Customs, festivals and celebrations — las costumbres y las fiestas
This topic is a gift for cultural notes but also demands careful reading/listening comprehension skills. Examiners set texts about specific Hispanic festivals — knowing key facts scores marks.
Major Spanish festivals
| Festival | Location | When | Key features |
|---|---|---|---|
| Las Fallas | Valencia | March 15–19 | Giant papier-mâché figures (ninots) burnt on the last night; firecrackers (la mascletà) |
| La Tomatina | Buñol (Valencia) | Last Wed of August | Massive tomato fight; 150,000 kg tomatoes |
| San Fermín | Pamplona | 6–14 July | Running of the bulls (el encierro); red scarves |
| La Semana Santa | Nationwide | Easter week | Religious processions (procesiones); floats (pasos); penitents (nazarenos) |
| La Cabalgata de Reyes | Nationwide | 5 January evening | Three Kings' parade; children receive gifts on 6 January |
Latin American festivals
| Festival | Country | Key features |
|---|---|---|
| El Día de los Muertos | Mexico (2 Nov.) | Altars (ofrendas), marigolds, sugar skulls; a celebration not mourning |
| El Carnaval de Barranquilla | Colombia | UNESCO heritage; music, dance, costumes |
| El Inti Raymi | Peru | Inca sun festival; celebrated in Cusco |
Food traditions vocabulary
- la tapa — small savoury dish served with drinks
- el tapeo / ir de tapas — going for tapas
- el cocido madrileño — Madrid chickpea stew
- la paella — Valencian rice dish (not a national dish!)
- el turón — nougat (eaten at Christmas)
- el roscón de Reyes — Three Kings' ring cake (6 January)
- el jamón ibérico — cured Iberian ham
Family celebrations
- la boda — wedding
- el bautizo — christening / baptism
- la comunión — first communion (big family event in Spain)
- el cumpleaños — birthday
- el aniversario — anniversary
- felicitar — to congratulate
- los regalos — gifts
Grammar focus — preterite for narrating events
Use the preterite to describe completed past events (perfect for festival descriptions):
| pronoun | celebrar | ir |
|---|---|---|
| yo | celebré | fui |
| tú | celebraste | fuiste |
| él/ella | celebró | fue |
| nosotros | celebramos | fuimos |
| vosotros | celebrasteis | fuisteis |
| ellos | celebraron | fueron |
Model phrases
- Las Fallas de Valencia son una de las fiestas más espectaculares de España. — Las Fallas in Valencia is one of Spain's most spectacular festivals.
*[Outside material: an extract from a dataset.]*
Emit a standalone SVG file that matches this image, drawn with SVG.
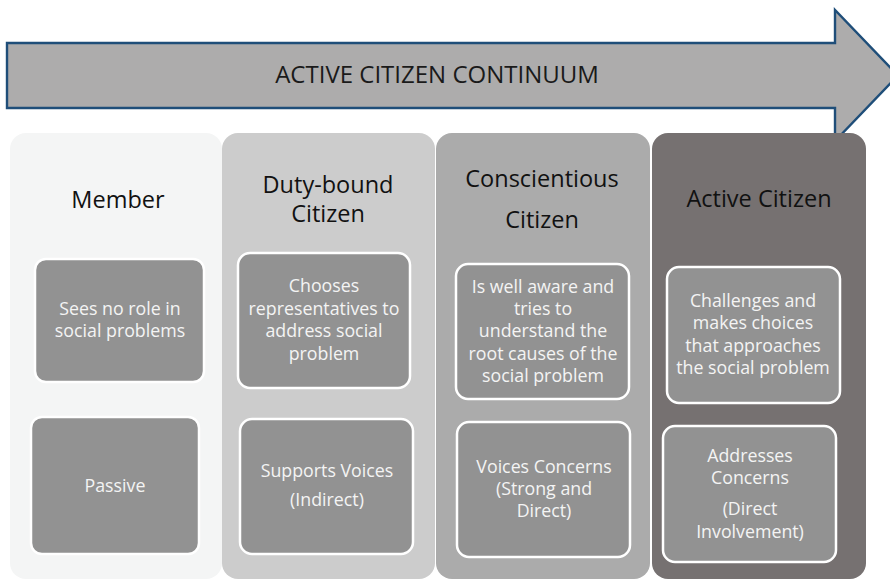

- Durante la Semana Santa, la gente sale a la calle para ver las procesiones. — During Holy Week, people go out to see the processions.
- El Día de los Muertos no es una fiesta triste sino una celebración de la vida. — The Day of the Dead is not a sad festival but a celebration of life.
- El año pasado fui a la Tomatina y fue una experiencia increíble. — Last year I went to La Tomatina and it was an incredible experience.
- En mi familia, celebramos la Nochevieja con uvas — una tradición española. — In my family, we celebrate New Year's Eve with grapes — a Spanish tradition.
Cultural notes
Las doce uvas (the twelve grapes): at midnight on New Year's Eve (Nochevieja), Spaniards eat one grape per bell chime for good luck — broadcast live from Puerta del Sol, Madrid. El Día de los Muertos is widely misunderstood as "Mexican Halloween" — it is a distinct pre-Columbian tradition honouring ancestors. La Semana Santa in Seville is internationally famous; the floats can weigh several tonnes and are carried by hidden bearers called costaleros.
⚠Common mistakes
- Confusing la fiesta (party/festival) with el día festivo (public holiday) or las vacaciones (holidays).
- Writing Semana Santa without the definite article: la Semana Santa.
- Using present tense to narrate past festival experiences — switch to preterite.
- Saying El Día de los Muertos es en Halloween — it is 1–2 November, not 31 October.
- Calling paella a "Spanish national dish" — it is Valencian; this matters culturally.